What’s behind Manulife’s creepy carnival?

The brand continues its "Uncover the Truth" platform, focusing this time on investments.

Manulife2

When it comes to money and the task of investing, it can feel like we’re being constantly bombarded with scary and confusing options.

Manulife has zeroed in on that insight for its new “Uncover the Investment Truth” campaign, featuring a couple at a creepy carnival being accosted by sketchy game options.

The idea of some of the carnies focusing specifically on low prices was central to the creative, since new competitors and even media stories are largely focused on low fees as the most important part of investing, says Leisha Roche, VP of brand and marketing at Manulife.

The brand’s goal with the campaign is to challenge that idea and signal to consumers that investments are about more than fee.

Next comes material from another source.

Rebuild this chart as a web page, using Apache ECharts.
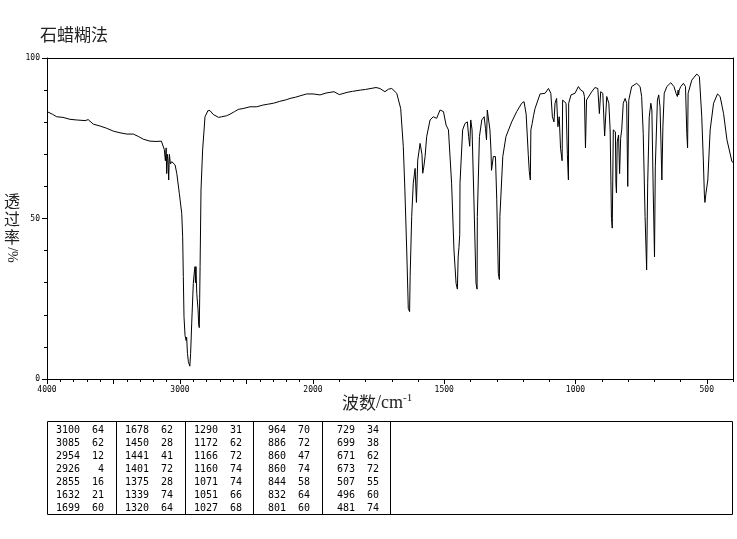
<!DOCTYPE html>
<html><head><meta charset="utf-8">
<script src="https://cdn.jsdelivr.net/npm/echarts@6/dist/echarts.min.js"></script>
<style>html,body{margin:0;padding:0;background:#fff}#c{width:737px;height:539px}</style>
</head><body><div id="c"></div>
<script>
// ---- spectrum data (wavenumber cm-1, transmittance %) ----
const wavenumbers = [
4000,3960,3927,3880,3827,3780,3714,3690,3652,3600,3551,3500,3451,3400,3351,3310,3276,3226,3180,3140,3125,
3118,3110,3104,3100,3095,3090,3085,3080,3072,3062,3037,3024,3005,2987,2980,2975,2970,2962,2954,2950,2944,
2937,2926,2920,2912,2900,2893,2887,2884,2880,2874,2865,2859,2855,2852,2849,2842,2830,2812,2790,2774,2750,
2737,2710,2686,2650,2624,2590,2561,2520,2474,2423,2380,2340,2298,2250,2200,2173,2130,2090,2047,2000,
1973,1950,1920,1900,1870,1850,1820,1800,1760,1745,1726,1712,1700,1681,1666,1656,1650,1643,1637,1632,
1630,1624,1618,1611,1606,1603,1601,1592,1585,1582,1578,1573,1567,1554,1542,1529,1516,1503,1493,1484,
1472,1463,1455,1450,1447,1444,1441,1440,1430,1421,1412,1407,1403,1399,1394,1387,1379,1375,1374,1366,
1357,1348,1343,1339,1336,1332,1326,1322,1320,1313,1305,1300,1294,1290,1288,1277,1265,1243,1224,1205,
1196,1188,1180,1176,1172,1170,1165,1160,1154,1135,1116,1103,1094,1088,1082,1078,1072,1067,1062,1057,
1051,1049,1043,1036,1031,1027,1026,1017,1002,989,980,970,966,962,958,951,938,926,915,909,904,896,889,
881,873,868,863,860,856,848,846,844,841,836,832,828,824,818,811,805,801,797,786,767,754,748,742,735,729,
725,719,713,709,704,699,696,688,683,678,674,671,667,662,652,637,625,617,612,609,607,605,599,589,581,576,
573,571,557,538,528,519,513,509,507,503,500,496,487,474,459,449,436,423,404,400];
const transmittance = [
83.3,82.5,81.7,81.5,80.9,80.7,80.5,80.8,79.4,78.8,78.1,77.2,76.7,76.3,76.3,75.5,74.7,74.1,74.0,74.1,74.0,
71.5,68,72,64,70,68,62,70,67,67.7,66.7,64,57.8,51.6,44.3,31.9,19.4,13.5,12,13,8,
5.4,4,8,17.4,29.8,33,35,30,35,26.7,22,16.8,16,25,35,58.9,71.3,81.7,83.6,83.6,82.4,
82.2,81.5,81.7,82,82.5,83.3,84,84.3,84.8,84.8,85.3,85.6,85.9,86.5,87,87.4,87.8,88.3,88.8,88.8,
88.5,89.1,89.5,88.6,89.3,89.6,90,90.2,90.8,90.5,89.5,90.3,90.5,89,84.3,72.4,58.9,40.2,22,21,
31.9,50.6,61,65.6,55,55,68.2,73.4,70,64.1,66,69.3,75.5,80.7,81.7,81.2,83.8,83.3,79.1,77.6,
61,40.2,29.8,28,38,41,45,61,77.6,79.6,80.1,75.5,72.5,80.7,77.6,55.8,29.8,28,50.6,75.5,
80.7,81.7,78.1,74.5,83.8,84.3,77.6,71.3,65,69.3,69.3,55.8,32.9,31,50.6,69.3,75.5,80.1,83.3,85.9,
86.4,82.5,70,64.6,62,77.6,79.6,82,84.3,88.8,89,90.5,89,81.7,80.1,85.9,87.4,78.6,81.7,71.9,
68,86.9,87.4,85.9,70,62,85.9,88.5,89,91.1,90,89.5,88,72,86.9,87.5,89.5,90.8,90.5,82.7,89.5,89,75.7,
88,85.9,77.6,50,47,77.6,77,61,58,73.9,76,64,75,77.6,85.9,87.4,85.9,60,86.9,91.1,92.1,91.1,88,76.5,50.6,34,
61,81.7,85.9,83.8,58.9,38,66.1,86.9,88.5,84.8,72.4,62,78.6,89,91.1,92.3,91.1,89,88,90,88.5,90,91.1,92.1,91.1,76.5,
72,89,93.1,95,94.2,81.7,68.2,57.3,55,57.8,58,62,77.6,85.9,88.8,88,82.7,74.5,67.7,67.5];

// ---- peak table ----
const peakWavenumbers = [3100,3085,2954,2926,2855,1632,1699, 1678,1450,1441,1401,1375,1339,1320,
  1290,1172,1166,1160,1071,1051,1027, 964,886,860,860,844,832,801, 729,699,671,673,507,496,481];
const peakTransmittance = [64,62,12,4,16,21,60, 62,28,41,72,28,74,64, 31,62,72,74,74,66,68,
  70,72,47,74,58,64,60, 34,38,62,72,55,60,74];

// ---- axis ticks / labels ----
const xLabelsHigh = [4000,3000,2000];
const xLabelsLow = [1500,1000,500];
const xMajorHigh = [4000,3500,3000,2500,2000];
const xMajorLow = [2000,1500,1000,500];
const yLabels = [0,50,100];

const titleText = '石蜡糊法';
const yNameMain = '透\n过\n率';
const yNameUnit = '/%';

const high = [], low = [];
wavenumbers.forEach((w,i)=>{
  if (w >= 2000) high.push([w, transmittance[i]]);
  if (w <= 2000) low.push([w, transmittance[i]]);
});
const range = (a,b,s)=>{const r=[];for(let v=a;v<=b;v+=s)r.push(v);return r;};

const tickFont = {fontFamily:'DejaVu Sans Mono', fontSize:8, color:'#000', formatter:v=>String(v)};
const axisLine = {show:true, lineStyle:{color:'#000', width:1}};

function bottomAxis(grid, min, max, labels, major){
  return [
    {type:'value', gridIndex:grid, min, max, inverse:true, position:'bottom',
     axisLine, splitLine:{show:false},
     axisTick:{show:true, length:5, lineStyle:{color:'#000'}, customValues:major},
     axisLabel:Object.assign({show:true, margin:7, customValues:labels}, tickFont)},
    {type:'value', gridIndex:grid, min, max, inverse:true, position:'bottom',
     axisLine:{show:false}, splitLine:{show:false},
     axisTick:{show:true, length:3, lineStyle:{color:'#000'}, customValues:range(min,max,100)},
     axisLabel:{show:false}},
    {type:'value', gridIndex:grid, min, max, inverse:true, position:'top',
     axisLine, splitLine:{show:false}, axisTick:{show:false}, axisLabel:{show:false}}
  ];
}

const tableLeft = 47, tableTop = 421, tableBottom = 514, tableRight = 732;
const colEdges = [47,116,185,253,322,390];
const rowsPerCol = 7;
const graphics = [];
graphics.push({type:'rect', shape:{x:tableLeft+0.5, y:tableTop+0.5, width:tableRight-tableLeft, height:tableBottom-tableTop},
  style:{fill:null, stroke:'#000', lineWidth:1}});
colEdges.slice(1).forEach(x=>{
  graphics.push({type:'line', shape:{x1:x+0.5,y1:tableTop,x2:x+0.5,y2:tableBottom}, style:{stroke:'#000',lineWidth:1}});
});
peakWavenumbers.forEach((w,i)=>{
  const c = Math.floor(i/rowsPerCol), r = i%rowsPerCol;
  const x0 = colEdges[c];
  const y = 430 + r*13;
  graphics.push({type:'text', x:x0+33, y, style:{text:String(w), font:'10px "DejaVu Sans Mono"', fill:'#000', align:'right', verticalAlign:'middle'}});
  graphics.push({type:'text', x:x0+57, y, style:{text:String(peakTransmittance[i]), font:'10px "DejaVu Sans Mono"', fill:'#000', align:'right', verticalAlign:'middle'}});
});
graphics.push({type:'text', x:40, y:35, style:{text:titleText, font:'17px "Noto Sans CJK SC"', fill:'#222', verticalAlign:'middle'}});
graphics.push({type:'text', x:12, y:192, style:{text:yNameMain, font:'16px "Noto Sans CJK SC"', fill:'#222', align:'center', lineHeight:18}});
graphics.push({type:'text', x:12, y:255, rotation:-Math.PI/2, style:{text:yNameUnit, font:'14px "Liberation Serif"', fill:'#222', align:'center', verticalAlign:'middle'}});
graphics.push({type:'text', x:342, y:403, style:{
  text:'{a|波数}{b|/cm}{s|-1}', verticalAlign:'middle',
  rich:{a:{fontFamily:'Noto Sans CJK SC', fontSize:17, fill:'#222'},
        b:{fontFamily:'Liberation Serif', fontSize:18, fill:'#222'},
        s:{fontFamily:'Liberation Serif', fontSize:11, fill:'#222', verticalAlign:'top', padding:[0,0,10,0]}}}});

const chart = echarts.init(document.getElementById('c'), null, {renderer:'canvas'});
chart.setOption({
  animation:false,
  backgroundColor:'#fff',
  grid:[
    {left:47, top:58, width:266, height:321},
    {left:313, top:58, width:420, height:321}
  ],
  xAxis: bottomAxis(0,2000,4000,xLabelsHigh,xMajorHigh).concat(bottomAxis(1,400,2000,xLabelsLow,xMajorLow)),
  yAxis:[
    {type:'value', gridIndex:0, min:0, max:100, interval:50, position:'left',
     axisLine, splitLine:{show:false},
     axisTick:{show:true, length:5, lineStyle:{color:'#000'}},
     minorTick:{show:true, splitNumber:5, length:3, lineStyle:{color:'#000'}},
     axisLabel:Object.assign({margin:7, customValues:yLabels}, tickFont)},
    {type:'value', gridIndex:1, min:0, max:100, interval:50, position:'right',
     axisLine, splitLine:{show:false}, axisTick:{show:false}, axisLabel:{show:false}}
  ],
  series:[
    {type:'line', xAxisIndex:0, yAxisIndex:0, data:high, showSymbol:false, symbol:'none',
     lineStyle:{color:'#000', width:1}, silent:true},
    {type:'line', xAxisIndex:3, yAxisIndex:1, data:low, showSymbol:false, symbol:'none',
     lineStyle:{color:'#000', width:1}, silent:true}
  ],
  graphic:graphics
});
</script></body></html>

Roche says people really need options that are right for their circumstances, especially when they’re looking for high growth, for example (the national campaign is targeted primarily to professionals with household incomes above $100,000).

The campaign creative, including 15- and 30-second videos and digital banners, drive to Manulife’s investment website, which includes more information on its portfolio managers and finding the right fund.

The campaign is the latest iteration of the financial brand’s “Uncover the Truth” platform, which first launched with a dramatic, movie trailer-inspired campaign centred on the mortgage shopping process.

For the new “Uncover the Investment Truth,” Manulife has again taken a 100% digital and social approach, which proved successful the first time around. The three-month mortgage-focused campaign led to 26 million views and helped drive 30% year-over-year sales growth, Roche says. Specifically, the campaign tested well in terms of viewers finding it engaging and going beyond pure product messaging, she says.

The brand is set to roll out “Uncover the Truth” campaigns related to credit cards and banking. Manulife worked with DentsuBos on the creative campaign while it transitions to its new agency, Heat. Mindshare handled media.